Even finding the right team to play for can be challenging, something which Hertfordshire-based Biggleswade Town captain Matt Ball, who works in Central London, experienced when he played for Hendon.

He said: “I was having to get a train, a tube, then an Uber to training then I was having to get a lift home with someone to get picked up by my parents who would then drop me at the station to pick up my car and then go home. It was just a nightmare and wasn’t worth the time.

“Location comes into play massively when you’re deciding on a club. Playing for a team further away is going to cost an extra amount of money travelling there for training and matches.

“I don’t play Non-League football to earn loads of money, you earn a wage, but I just enjoy playing and I want to make it logistically work with me.

“People’s personal lives take priority with their work, their families and then Non-League maybe comes third.”

Support for Non-League clubs is smaller but fiercely loyal. (Photo credit should read GLYN KIRK/AFP via Getty Images)
Support for Non-League clubs is smaller but fiercely loyal. (Photo credit should read GLYN KIRK/AFP via Getty Images)

Balancing football and work can take its toll, with Biggleswade facing up to 10 midweek games a season. 

Ball added: “We played Lowestoft in Suffolk, I had to leave work three hours early and then after the game we got home at two am and then you’ve got to go into work at normal time the next day.

“You’re shattered, but you’ve got to maintain your work standards.”

Players can even miss training or games due to their job, with a variety of careers prevalent in Non-League, none more glamorous perhaps than Maidenhead defender Remy Clerina.

The Frenchman, whose career began at Lorient before a trial match in Paris led him to Histon in England, followed by spells at Brackley and Braintree combines playing football with being an international model, working for brands such as M&S and Timberland.

His modelling commitments have taken him as far as the Bahamas and Indonesia which have led to him missing training and games, emphasising the work-football realities in Non-League. 

Clerina explained: “Modelling is a very good job for me.

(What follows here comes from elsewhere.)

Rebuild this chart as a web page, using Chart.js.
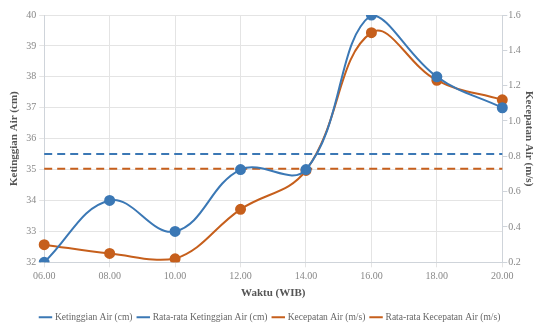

It’s my main income, football is my passion but that’s not what makes me live.

“One game I travelled back from South Africa on the day and played football – it’s not easy.

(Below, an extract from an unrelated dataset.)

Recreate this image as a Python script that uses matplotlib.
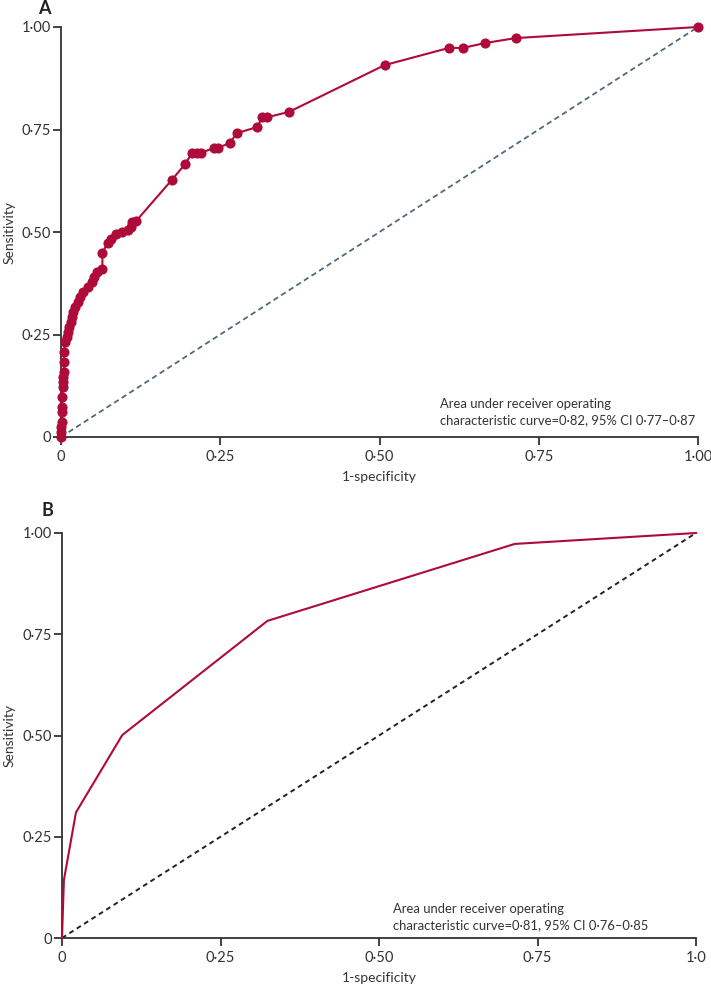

“It means I have to work even harder and play well so the manager will allow me to miss a training session to go to a job and come back and play.

“I have good teammates who understand, and they actually joke about me doing catwalks.”

Ball added: “You have players that are school teachers, so they go on holiday at the start of August as that’s when they can – so it’s very different.” 

Location is an issue which came to the forefront for Tooting’s Bassett, when in the summer he secured an exciting move up two divisions to Concord Rangers of the Conference South. 

However, he left after three weeks due to personal reasons. 

Bassett explained: “I’d have to finish work at 4:30 to get there for training at 7:30 and I couldn’t leave work at that time so I couldn’t stay.

“You have to feed your family first before you can play football that’s the reality of Non-League.”

The 24-year-old re-joined Tooting and has since given up his job installing alarms in his final push to turn pro.

He said: “It’s my last chance to follow my boyhood dream and at least if it doesn’t work, I will know I tried 100%.

“It’s everything I’ve ever wanted in life and I feel that my complete happiness will be when I’m pro.”

Slew also harbours hopes to move into the professional game, something which he briefly experienced as a scholar at Sheffield United.

He’s scored 27 goals for Maldon this season, where he has gained the nickname ‘Maldon Messi’, revitalising his career following a tough time when he was released by The Blades aged 19.

Research shows that youngsters in football academies are more likely to get hit by a meteorite than make it as a professional footballer.

Slew reflected: “As a scholar at a pro club you’re blinded to the reality of what can happen in football.

“At the time I was injured, out of contract and struggling mentally and financially.

“Playing Non-League, it hits you that not everything is as easy as it was at a Pro club where you get everything done for you in nice facilities - you turn up to stadiums that look like a bombsite.

“You have to deal with this - it matured me as a man.” 

Ball, a creative midfielder, also dropped out of the professional game where he appeared for Norwich City, captaining their youth team with opponents including Raheem Sterling and Paul Pogba before a spell at Stevenage and reiterated Slew’s comments. 

He said: “I think it’s about adapting. Non-League isn’t all ‘let’s play 10 passes at the back on a nice pitch’.

“It’s ‘we’re going to turn up to a s***hole and we’re going to have to kick it long in the wind and the rain’.

“You either adapt or you don’t – it won’t be perfect and normally you’ll be training and playing on s**t pitches, have s**t changing rooms and cold showers but that’s what it is.”

Ball is settled in Non-League but Slew’s ambition shines on bright.

Slew said: “To be professional is the goal – right now I’m happy at Maldon, but the time might come when the right move arrives. I want to play as high as possible in the future.”